Saturday, November 5, 2011

Islam, Arabs and the USA: Let’s Call a Spade a Spade


Do we, Arab Muslims, hate the USA? In plain English, do we honestly reflect our inner feelings towards the US when speaking, writing, acting and even demonstrating or are all the behaviors that we show mere formalities, void of any content? The following two situations are among numerous that cogently answer the question.

Each year, the US government launches a number of exchange programs for our professionals and provides various scholarships to our students to study in one of its well-reputed universities to acquire knowledge, interact with westerners and experience a fruitful and critical academic and personal experience. However, instead of rollinging up their sleeves and putting their minds to their studies and workshops, they prefer to find a job and settle there illegally instead of going back home and imparting their acquired knowledge to colleagues, friends and in turn serve their poor country.
The second scenario is the latest American atrociousness in Afghanistan and Iraq and the brutal Israeli policies towards the besieged Gaza strip, which uncovers a huge paradox in the Arab Muslim disposition. I have witnessed people that are powerless to carry out any reactive act towards the US and Israel aggression, except to organize demonstrations in streets and raise their arms before the Almighty God in gesture of supplication, wishing the US and its allies horrendous calamities and a terrible deterioration. But once they finish up their prayers, they leave the mosque and head towards the nearest cyber café where they can apply for a Green Card. When they finish with the application procedures, they turn back to God again, imploring Him to be selected for the Lottery and, thus, make their dream of going to the US come true.
I really wonder which request that God, the Almighty, will fulfill. Is it the first to destroy the US or the second to improve and ameliorate their lives via moving to the US? Religiously speaking, I think it depends on the person’s faith, determination and credibility.
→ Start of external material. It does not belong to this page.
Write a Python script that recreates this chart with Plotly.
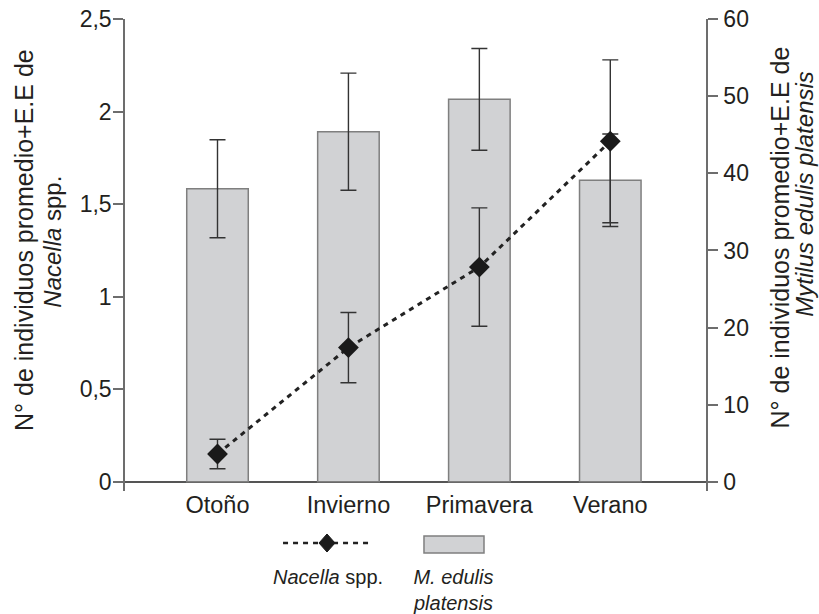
import plotly.graph_objects as go

categories = ["Otoño", "Invierno", "Primavera", "Verano"]
mytilus_mean = [38.0, 45.4, 49.6, 39.1]
mytilus_se = [6.35, 7.6, 6.6, 6.0]
nacella_mean = [0.15, 0.725, 1.16, 1.84]
nacella_se = [0.08, 0.19, 0.32, 0.44]
left_ticks = [0, 0.5, 1, 1.5, 2, 2.5]
left_ticklabels = ["0", "0,5", "1", "1,5", "2", "2,5"]
right_ticks = [0, 10, 20, 30, 40, 50, 60]

FONT = "Liberation Sans, Arial, sans-serif"
TXT = "#231f20"
BAR_FILL = "#d1d2d4"
BAR_LINE = "#7f7f7f"
AX = "#6d6d6d"

fig = go.Figure()

fig.add_trace(go.Bar(
    x=categories, y=mytilus_mean, yaxis="y", width=0.47,
    marker=dict(color=BAR_FILL, line=dict(color=BAR_LINE, width=1.5)),
    error_y=dict(type="data", array=mytilus_se, visible=True,
                 color="#333333", thickness=1.4, width=8),
    showlegend=False,
))

fig.add_trace(go.Scatter(
    x=categories, y=nacella_mean, yaxis="y2", mode="lines+markers",
    line=dict(color="#222222", width=3, dash="5px,5px"),
    marker=dict(symbol="diamond", size=16, color="#1a1a1a"),
    error_y=dict(type="data", array=nacella_se, visible=True,
                 color="#333333", thickness=1.4, width=8),
    showlegend=False,
))

fig.update_layout(
    template="none",
    width=819, height=614,
    margin=dict(l=125, r=113, t=19, b=123, pad=0),
    paper_bgcolor="white", plot_bgcolor="white",
    font=dict(family=FONT, color=TXT),
    showlegend=False,
    xaxis=dict(
        range=[-0.7065, 3.731], showline=False, showgrid=False, zeroline=False,
        automargin=False,
        ticks="", tickfont=dict(size=23.5, color=TXT), ticklabelstandoff=-3,
    ),
    yaxis=dict(
        side="right", range=[-1.2, 60.02], tickvals=right_ticks, automargin=False,
        showline=True, linecolor=AX, linewidth=1.5,
        ticks="outside", ticklen=10, tickwidth=1.5, tickcolor=AX,
        showgrid=False, zeroline=True, zerolinecolor="#555555", zerolinewidth=1.5,
        tickfont=dict(size=23, color=TXT), ticklabelstandoff=1,
        ticklabeloverflow="allow",
    ),
    yaxis2=dict(
        side="left", overlaying="y", range=[-0.05, 2.5008], automargin=False,
        tickvals=left_ticks, ticktext=left_ticklabels,
        showline=True, linecolor=AX, linewidth=1.5,
        ticks="outside", ticklen=10, tickwidth=1.5, tickcolor=AX,
        showgrid=False, zeroline=False,
        tickfont=dict(size=23, color=TXT), ticklabelstandoff=-3,
        ticklabeloverflow="allow",
    ),
)

# Axis titles (one annotation per line, placed as in the reference)
title_lines = [
    ("N° de individuos promedio+E.E de", -0.1738, 0.5318, 25),
    ("<i>Nacella</i> spp.", -0.1262, 0.5275, 24),
    ("N° de individuos promedio+E.E de", 1.1290, 0.5371, 25),
    ("<i>Mytilus edulis platensis</i>", 1.1680, 0.6292, 24),
]
for txt, x, y, sz in title_lines:
    fig.add_annotation(
        text=txt, xref="paper", yref="paper", x=x, y=y, textangle=-90,
        xanchor="center", yanchor="middle", showarrow=False,
        font=dict(size=sz, color=TXT, family=FONT),
    )

# Custom legend below the plot
fig.add_shape(type="line", xref="paper", yref="paper",
              x0=0.272, x1=0.425, y0=-0.1102, y1=-0.1102,
              line=dict(color="#222222", width=2.5, dash="5px,5px"))
fig.add_shape(type="path", xref="paper", yref="paper",
              path="M 0.3477 -0.0911 L 0.3615 -0.1102 L 0.3477 -0.1293 L 0.3339 -0.1102 Z",
              fillcolor="#1a1a1a", line=dict(color="#1a1a1a", width=1))
fig.add_shape(type="rect", xref="paper", yref="paper",
              x0=0.5146, x1=0.6179, y0=-0.0953, y1=-0.1314,
              fillcolor=BAR_FILL, line=dict(color=BAR_LINE, width=1.5))
fig.add_annotation(
    text="<i>Nacella</i> spp.", xref="paper", yref="paper",
    x=0.349, y=-0.182, xanchor="center", yanchor="middle", showarrow=False,
    font=dict(size=20, color=TXT, family=FONT),
)
fig.add_annotation(
    text="<i>M. edulis<br>platensis</i>", xref="paper", yref="paper",
    x=0.5645, y=-0.2087, xanchor="center", yanchor="middle", showarrow=False,
    font=dict(size=20, color=TXT, family=FONT),
)

# remove the default 8px page margin so the 819x614 figure fills the window exactly
fig.write_html(
    "out.html",
    config={"displayModeBar": False},
    post_script="document.body.style.margin='0';"
                "document.documentElement.style.overflow='hidden';",
)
To put it in a nutshell, when was the person more faithful? Is it when they were an applicant or supplicant?
Manifestations of backwardness in the Arab world and the mediaeval circumstances that we can see all around us exhort us to ask whether the problem with the Arab world is external or internal. Is it foreign interference, aggression and occupation that are holding us back? Or are we hostages to the backwardness of our own sociopolitical and economic structures? I admit that both causes are taking their toll on the region. We shook off colonial rule quiet a long time ago; though, we are still lagging behind while countries such as China, Brazil, Korea, and India that underwent all kind of exploitation on a much larger scale than we did, managed to catch up with the rest of the world with remarkable virtuosity.
We should feel a shame to attribute our backwardness to the US and Western aggression when knowing that Mexicans, who suffer the malaise of living next door to an international giant, are envying us for our geographical location insomuch that a Mexican writer once wrote “How sad are you Mexico, so far from God and so close to the United States.”
Let us acknowledge that it’s our backwardness that made us easy prey for avaricious outsiders to take advantage of us. When musing over the supremacy of the US and the helpless state of the Arab world, I usually provoke the scene of a strong starving lion along with its cubs only a few meters away from a silly fleshy gazelle and you know the rest of the story. In the world of humankind, the end may seem the same but the means sometimes can be violent, other times diplomatic. The United States’ relations are governed by interest and nothing but the interest of its giant companies and its people.
Feelings of belligerency, hatred and the inflammatory polemics caused by the American wars on Afghanistan and Iraq generate an insistent belief that they were wars on Islam and justifications of fighting terrorism or putting an end to dictatorship in the region are mere pleas to destroy Islam.
If this is the case, why don’t we have the same feelings of hostility towards Russia that has been exterminating Muslims in Chechnya and elsewhere. Why don’t we have the same feelings of enmity towards China where Uighur Muslims are being tormented in Xinjiang Region. Why don’t we have the same feelings of antagonism towards India where Muslims are being slain in public by Sihks and Hindus. Why don’t we have the same feelings towards France, Spain and Italy where veiled girls are banned from schools and Muslim laborers are ignored for merely possessing Islamic names. Which side does the United States support in the Pakistani/Indian conflict? Is it the Islamic Pakistan or the Hindu India. We always keep boasting about how Morocco was the first country to recognize the independence of the United States, the fact that all Americans acknowledge and appreciate, but we rarely know that the US was the first country that recognized the independence of Morocco.

1 comment:

  1. very thoughtful article mahmoud. I DO AGREE WITH EVRY SINGLE NOTION IN THE ESSAY.